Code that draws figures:
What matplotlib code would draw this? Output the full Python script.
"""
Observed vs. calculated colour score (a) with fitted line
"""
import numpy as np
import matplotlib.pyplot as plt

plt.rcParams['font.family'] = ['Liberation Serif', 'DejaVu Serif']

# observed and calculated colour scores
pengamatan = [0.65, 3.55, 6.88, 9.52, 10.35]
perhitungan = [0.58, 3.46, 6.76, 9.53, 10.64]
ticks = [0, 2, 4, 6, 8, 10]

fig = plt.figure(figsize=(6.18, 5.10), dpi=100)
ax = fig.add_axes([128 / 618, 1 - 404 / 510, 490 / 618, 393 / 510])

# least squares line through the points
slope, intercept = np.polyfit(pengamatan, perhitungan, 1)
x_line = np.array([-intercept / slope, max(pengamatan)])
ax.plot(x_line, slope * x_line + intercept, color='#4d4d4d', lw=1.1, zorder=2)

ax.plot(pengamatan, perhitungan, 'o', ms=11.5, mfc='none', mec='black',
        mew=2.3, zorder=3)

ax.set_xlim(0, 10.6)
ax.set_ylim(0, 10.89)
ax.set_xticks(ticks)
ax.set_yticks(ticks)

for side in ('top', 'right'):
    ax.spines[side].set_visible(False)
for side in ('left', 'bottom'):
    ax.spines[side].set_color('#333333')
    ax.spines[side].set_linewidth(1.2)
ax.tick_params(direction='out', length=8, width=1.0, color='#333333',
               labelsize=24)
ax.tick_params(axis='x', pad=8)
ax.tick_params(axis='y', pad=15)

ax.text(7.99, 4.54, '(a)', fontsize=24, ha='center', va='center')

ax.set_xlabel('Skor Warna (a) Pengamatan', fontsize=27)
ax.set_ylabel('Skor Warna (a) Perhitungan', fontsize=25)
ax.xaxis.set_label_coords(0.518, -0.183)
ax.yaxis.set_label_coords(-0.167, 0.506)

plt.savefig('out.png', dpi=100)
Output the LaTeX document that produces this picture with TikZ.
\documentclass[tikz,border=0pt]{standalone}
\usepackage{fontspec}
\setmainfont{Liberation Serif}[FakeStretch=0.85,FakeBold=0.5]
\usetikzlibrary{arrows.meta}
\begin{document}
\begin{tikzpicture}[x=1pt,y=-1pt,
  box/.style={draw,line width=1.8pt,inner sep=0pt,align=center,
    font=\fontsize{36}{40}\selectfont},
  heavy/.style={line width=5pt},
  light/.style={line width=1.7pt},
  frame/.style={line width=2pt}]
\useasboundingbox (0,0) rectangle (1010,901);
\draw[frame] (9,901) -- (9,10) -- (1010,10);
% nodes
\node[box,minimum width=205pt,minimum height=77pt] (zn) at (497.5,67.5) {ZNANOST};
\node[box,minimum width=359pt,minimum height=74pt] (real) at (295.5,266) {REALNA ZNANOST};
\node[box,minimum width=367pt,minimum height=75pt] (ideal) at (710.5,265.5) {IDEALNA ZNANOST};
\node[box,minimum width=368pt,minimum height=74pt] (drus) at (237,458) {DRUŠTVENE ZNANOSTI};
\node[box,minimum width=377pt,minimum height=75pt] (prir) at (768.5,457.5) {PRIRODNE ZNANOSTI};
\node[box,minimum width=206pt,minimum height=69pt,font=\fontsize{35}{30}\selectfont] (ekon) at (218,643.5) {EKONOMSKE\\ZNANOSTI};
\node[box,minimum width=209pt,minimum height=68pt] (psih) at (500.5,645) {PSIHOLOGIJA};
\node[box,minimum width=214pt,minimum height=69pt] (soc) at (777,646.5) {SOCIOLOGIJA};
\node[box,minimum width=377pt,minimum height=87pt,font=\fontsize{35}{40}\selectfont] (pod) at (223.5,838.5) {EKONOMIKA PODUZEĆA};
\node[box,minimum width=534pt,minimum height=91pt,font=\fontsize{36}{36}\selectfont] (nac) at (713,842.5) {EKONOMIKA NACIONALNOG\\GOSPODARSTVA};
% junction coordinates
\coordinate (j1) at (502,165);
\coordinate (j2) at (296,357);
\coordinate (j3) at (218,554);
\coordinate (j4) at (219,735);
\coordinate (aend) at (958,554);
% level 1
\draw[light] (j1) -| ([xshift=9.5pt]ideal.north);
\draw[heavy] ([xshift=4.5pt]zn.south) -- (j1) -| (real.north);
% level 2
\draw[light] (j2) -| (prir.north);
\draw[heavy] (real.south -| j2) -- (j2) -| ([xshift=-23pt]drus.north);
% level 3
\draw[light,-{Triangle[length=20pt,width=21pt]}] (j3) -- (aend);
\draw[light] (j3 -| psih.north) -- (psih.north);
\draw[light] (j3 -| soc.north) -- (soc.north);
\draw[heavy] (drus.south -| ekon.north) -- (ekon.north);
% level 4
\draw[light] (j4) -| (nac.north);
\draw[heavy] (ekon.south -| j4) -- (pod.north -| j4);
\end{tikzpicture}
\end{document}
---
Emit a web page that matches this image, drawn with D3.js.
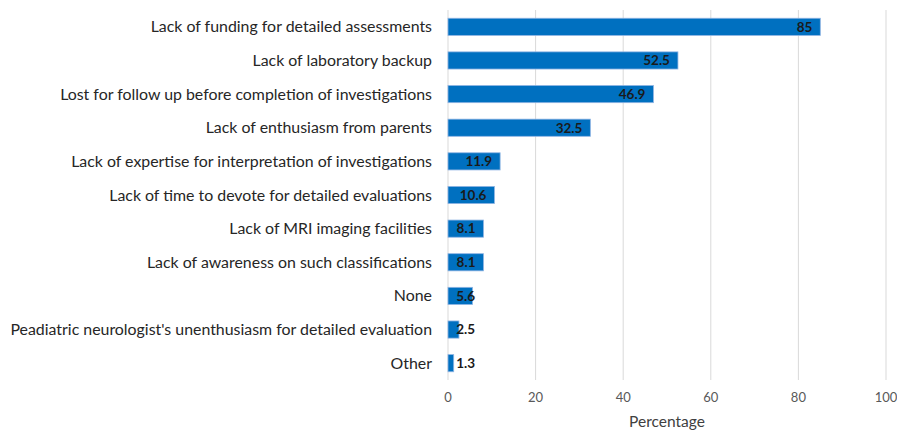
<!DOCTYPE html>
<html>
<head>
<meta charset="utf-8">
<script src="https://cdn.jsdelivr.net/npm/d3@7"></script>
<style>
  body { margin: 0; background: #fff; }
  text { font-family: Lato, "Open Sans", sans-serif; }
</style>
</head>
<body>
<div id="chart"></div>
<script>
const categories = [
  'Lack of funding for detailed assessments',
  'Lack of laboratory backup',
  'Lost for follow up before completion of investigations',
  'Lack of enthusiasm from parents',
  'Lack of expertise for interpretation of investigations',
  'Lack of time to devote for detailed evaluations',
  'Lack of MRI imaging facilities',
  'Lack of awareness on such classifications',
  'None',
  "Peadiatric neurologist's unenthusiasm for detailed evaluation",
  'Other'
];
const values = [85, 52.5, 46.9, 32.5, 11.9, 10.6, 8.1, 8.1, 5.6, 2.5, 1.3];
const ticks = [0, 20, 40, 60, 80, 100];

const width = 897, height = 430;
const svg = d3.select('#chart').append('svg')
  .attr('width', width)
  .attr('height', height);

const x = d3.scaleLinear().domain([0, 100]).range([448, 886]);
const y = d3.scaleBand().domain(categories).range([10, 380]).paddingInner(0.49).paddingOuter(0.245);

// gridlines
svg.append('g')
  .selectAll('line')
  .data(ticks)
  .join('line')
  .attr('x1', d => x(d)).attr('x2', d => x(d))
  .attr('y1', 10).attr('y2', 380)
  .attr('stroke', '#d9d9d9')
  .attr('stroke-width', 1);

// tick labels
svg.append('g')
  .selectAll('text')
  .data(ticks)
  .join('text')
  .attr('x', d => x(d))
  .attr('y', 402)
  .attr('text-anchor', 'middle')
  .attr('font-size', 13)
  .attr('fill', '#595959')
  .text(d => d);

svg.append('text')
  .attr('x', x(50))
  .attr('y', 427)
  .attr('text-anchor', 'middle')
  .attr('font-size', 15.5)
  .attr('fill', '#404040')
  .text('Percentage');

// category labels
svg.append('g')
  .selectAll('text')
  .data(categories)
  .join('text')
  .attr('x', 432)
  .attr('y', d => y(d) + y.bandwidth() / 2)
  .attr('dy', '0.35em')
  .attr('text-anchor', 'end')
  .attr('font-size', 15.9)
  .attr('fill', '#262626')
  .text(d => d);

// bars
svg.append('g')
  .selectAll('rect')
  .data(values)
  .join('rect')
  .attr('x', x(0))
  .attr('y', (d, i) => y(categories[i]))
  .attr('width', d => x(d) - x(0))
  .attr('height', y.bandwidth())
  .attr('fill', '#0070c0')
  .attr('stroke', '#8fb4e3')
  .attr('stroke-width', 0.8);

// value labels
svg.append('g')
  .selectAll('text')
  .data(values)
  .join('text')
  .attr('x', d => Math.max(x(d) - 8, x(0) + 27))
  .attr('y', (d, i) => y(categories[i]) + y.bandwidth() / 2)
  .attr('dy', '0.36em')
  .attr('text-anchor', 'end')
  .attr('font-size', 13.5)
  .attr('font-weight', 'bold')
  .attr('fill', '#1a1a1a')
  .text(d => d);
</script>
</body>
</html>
...
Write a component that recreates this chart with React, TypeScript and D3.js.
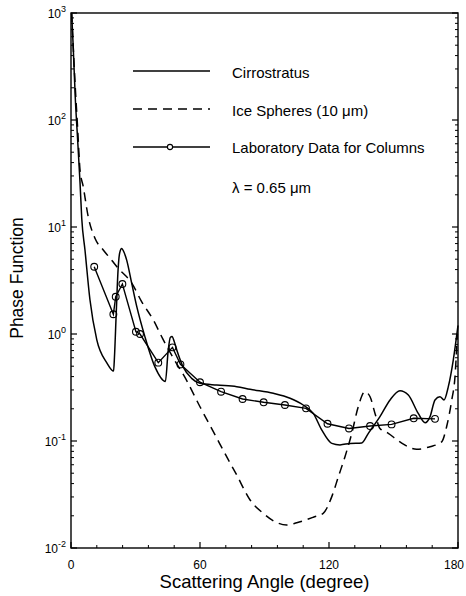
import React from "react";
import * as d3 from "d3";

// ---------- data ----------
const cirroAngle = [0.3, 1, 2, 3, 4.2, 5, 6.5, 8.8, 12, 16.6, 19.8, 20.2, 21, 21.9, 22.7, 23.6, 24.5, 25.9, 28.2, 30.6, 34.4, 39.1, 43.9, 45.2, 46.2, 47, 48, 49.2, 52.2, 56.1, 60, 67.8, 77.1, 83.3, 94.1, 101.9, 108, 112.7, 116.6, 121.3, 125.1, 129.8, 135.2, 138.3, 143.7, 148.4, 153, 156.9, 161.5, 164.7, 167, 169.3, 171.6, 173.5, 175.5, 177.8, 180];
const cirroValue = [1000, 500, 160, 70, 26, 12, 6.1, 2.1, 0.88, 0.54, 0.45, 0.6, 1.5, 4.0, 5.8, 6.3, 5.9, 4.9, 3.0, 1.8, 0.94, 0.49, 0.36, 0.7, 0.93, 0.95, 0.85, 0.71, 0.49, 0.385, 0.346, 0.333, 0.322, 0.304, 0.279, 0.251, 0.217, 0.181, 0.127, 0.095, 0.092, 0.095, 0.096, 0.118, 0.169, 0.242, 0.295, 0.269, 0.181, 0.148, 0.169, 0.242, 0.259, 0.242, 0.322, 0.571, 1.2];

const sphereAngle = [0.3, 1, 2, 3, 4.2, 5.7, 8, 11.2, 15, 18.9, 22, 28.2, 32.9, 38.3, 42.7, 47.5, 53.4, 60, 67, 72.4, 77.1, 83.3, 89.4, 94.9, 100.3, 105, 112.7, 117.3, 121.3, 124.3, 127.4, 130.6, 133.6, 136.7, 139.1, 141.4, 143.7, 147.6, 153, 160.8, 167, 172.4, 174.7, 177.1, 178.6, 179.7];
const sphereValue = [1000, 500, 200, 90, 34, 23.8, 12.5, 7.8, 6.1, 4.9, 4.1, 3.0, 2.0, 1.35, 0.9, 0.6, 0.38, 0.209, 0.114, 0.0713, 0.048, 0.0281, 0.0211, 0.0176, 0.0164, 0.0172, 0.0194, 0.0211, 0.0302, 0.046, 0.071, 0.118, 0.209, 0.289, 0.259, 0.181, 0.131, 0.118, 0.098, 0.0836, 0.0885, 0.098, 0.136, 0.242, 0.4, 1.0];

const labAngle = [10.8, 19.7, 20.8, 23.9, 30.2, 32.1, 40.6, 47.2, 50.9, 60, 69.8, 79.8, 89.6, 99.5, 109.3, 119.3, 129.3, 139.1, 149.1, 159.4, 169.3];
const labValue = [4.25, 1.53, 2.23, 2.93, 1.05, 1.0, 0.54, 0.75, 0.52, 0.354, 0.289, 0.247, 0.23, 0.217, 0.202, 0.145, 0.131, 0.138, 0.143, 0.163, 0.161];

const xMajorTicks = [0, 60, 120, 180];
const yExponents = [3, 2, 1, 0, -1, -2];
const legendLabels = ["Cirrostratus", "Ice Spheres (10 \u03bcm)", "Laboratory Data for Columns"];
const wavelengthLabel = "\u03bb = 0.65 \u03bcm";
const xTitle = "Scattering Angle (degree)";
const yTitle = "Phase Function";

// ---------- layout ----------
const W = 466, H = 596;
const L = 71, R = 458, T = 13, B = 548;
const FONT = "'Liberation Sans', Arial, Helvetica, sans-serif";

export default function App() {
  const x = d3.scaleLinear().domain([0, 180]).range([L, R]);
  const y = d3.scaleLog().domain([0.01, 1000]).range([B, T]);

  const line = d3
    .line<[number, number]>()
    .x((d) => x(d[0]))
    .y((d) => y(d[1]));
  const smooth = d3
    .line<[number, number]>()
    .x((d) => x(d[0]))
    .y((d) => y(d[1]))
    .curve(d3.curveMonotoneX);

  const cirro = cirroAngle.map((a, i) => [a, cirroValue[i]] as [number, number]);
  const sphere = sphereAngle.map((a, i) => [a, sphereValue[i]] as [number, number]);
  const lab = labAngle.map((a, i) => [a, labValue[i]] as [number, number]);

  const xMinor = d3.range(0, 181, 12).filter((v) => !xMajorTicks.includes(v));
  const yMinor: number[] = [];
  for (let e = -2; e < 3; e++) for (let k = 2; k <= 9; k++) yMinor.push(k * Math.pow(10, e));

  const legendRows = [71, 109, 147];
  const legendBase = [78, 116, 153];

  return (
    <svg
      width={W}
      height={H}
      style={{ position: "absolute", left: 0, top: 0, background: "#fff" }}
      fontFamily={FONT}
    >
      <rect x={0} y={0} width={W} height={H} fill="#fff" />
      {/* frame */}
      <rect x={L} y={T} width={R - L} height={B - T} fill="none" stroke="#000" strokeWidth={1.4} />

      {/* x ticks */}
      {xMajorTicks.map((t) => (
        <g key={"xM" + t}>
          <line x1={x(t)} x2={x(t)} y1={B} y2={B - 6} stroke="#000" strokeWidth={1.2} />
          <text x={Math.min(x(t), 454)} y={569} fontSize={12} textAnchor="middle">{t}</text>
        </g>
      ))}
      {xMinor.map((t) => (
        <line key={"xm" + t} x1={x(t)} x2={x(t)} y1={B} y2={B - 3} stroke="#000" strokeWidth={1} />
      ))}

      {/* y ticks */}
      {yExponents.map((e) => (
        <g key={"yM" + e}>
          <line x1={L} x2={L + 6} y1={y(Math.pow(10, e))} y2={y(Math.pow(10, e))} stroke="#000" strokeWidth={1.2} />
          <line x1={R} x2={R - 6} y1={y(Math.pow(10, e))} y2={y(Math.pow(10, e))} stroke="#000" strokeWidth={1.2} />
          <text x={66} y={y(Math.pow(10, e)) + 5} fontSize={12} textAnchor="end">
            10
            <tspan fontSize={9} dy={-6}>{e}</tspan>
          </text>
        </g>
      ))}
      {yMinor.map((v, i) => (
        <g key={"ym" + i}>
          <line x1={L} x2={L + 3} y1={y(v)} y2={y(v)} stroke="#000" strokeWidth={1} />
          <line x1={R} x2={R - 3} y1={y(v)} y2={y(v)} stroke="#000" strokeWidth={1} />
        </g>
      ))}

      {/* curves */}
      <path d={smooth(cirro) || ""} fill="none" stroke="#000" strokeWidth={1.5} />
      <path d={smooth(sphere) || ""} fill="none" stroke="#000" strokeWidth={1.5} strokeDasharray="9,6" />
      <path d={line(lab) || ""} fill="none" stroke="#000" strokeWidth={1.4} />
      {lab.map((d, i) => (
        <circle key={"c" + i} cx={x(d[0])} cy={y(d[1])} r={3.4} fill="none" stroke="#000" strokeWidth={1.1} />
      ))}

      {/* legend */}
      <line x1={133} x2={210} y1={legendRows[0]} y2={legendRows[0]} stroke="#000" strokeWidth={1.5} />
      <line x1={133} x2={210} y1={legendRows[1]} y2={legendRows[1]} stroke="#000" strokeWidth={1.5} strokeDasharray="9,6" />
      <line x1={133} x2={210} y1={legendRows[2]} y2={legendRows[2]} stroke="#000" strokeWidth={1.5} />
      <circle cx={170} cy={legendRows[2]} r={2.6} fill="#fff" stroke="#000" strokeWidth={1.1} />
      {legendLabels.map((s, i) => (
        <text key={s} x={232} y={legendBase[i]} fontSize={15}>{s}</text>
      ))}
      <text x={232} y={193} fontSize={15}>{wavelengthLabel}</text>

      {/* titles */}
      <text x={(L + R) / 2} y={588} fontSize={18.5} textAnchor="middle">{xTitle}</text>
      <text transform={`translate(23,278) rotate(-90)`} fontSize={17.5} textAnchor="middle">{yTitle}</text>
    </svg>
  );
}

The task => Print everything from the line with "Write a component" down to the line with "0.322, 0.571, 1.2];", both included, exactly as written and without the pictures.

Full output =>
Write a component that recreates this chart with React, TypeScript and D3.js.
import React from "react";
import * as d3 from "d3";

// ---------- data ----------
const cirroAngle = [0.3, 1, 2, 3, 4.2, 5, 6.5, 8.8, 12, 16.6, 19.8, 20.2, 21, 21.9, 22.7, 23.6, 24.5, 25.9, 28.2, 30.6, 34.4, 39.1, 43.9, 45.2, 46.2, 47, 48, 49.2, 52.2, 56.1, 60, 67.8, 77.1, 83.3, 94.1, 101.9, 108, 112.7, 116.6, 121.3, 125.1, 129.8, 135.2, 138.3, 143.7, 148.4, 153, 156.9, 161.5, 164.7, 167, 169.3, 171.6, 173.5, 175.5, 177.8, 180];
const cirroValue = [1000, 500, 160, 70, 26, 12, 6.1, 2.1, 0.88, 0.54, 0.45, 0.6, 1.5, 4.0, 5.8, 6.3, 5.9, 4.9, 3.0, 1.8, 0.94, 0.49, 0.36, 0.7, 0.93, 0.95, 0.85, 0.71, 0.49, 0.385, 0.346, 0.333, 0.322, 0.304, 0.279, 0.251, 0.217, 0.181, 0.127, 0.095, 0.092, 0.095, 0.096, 0.118, 0.169, 0.242, 0.295, 0.269, 0.181, 0.148, 0.169, 0.242, 0.259, 0.242, 0.322, 0.571, 1.2];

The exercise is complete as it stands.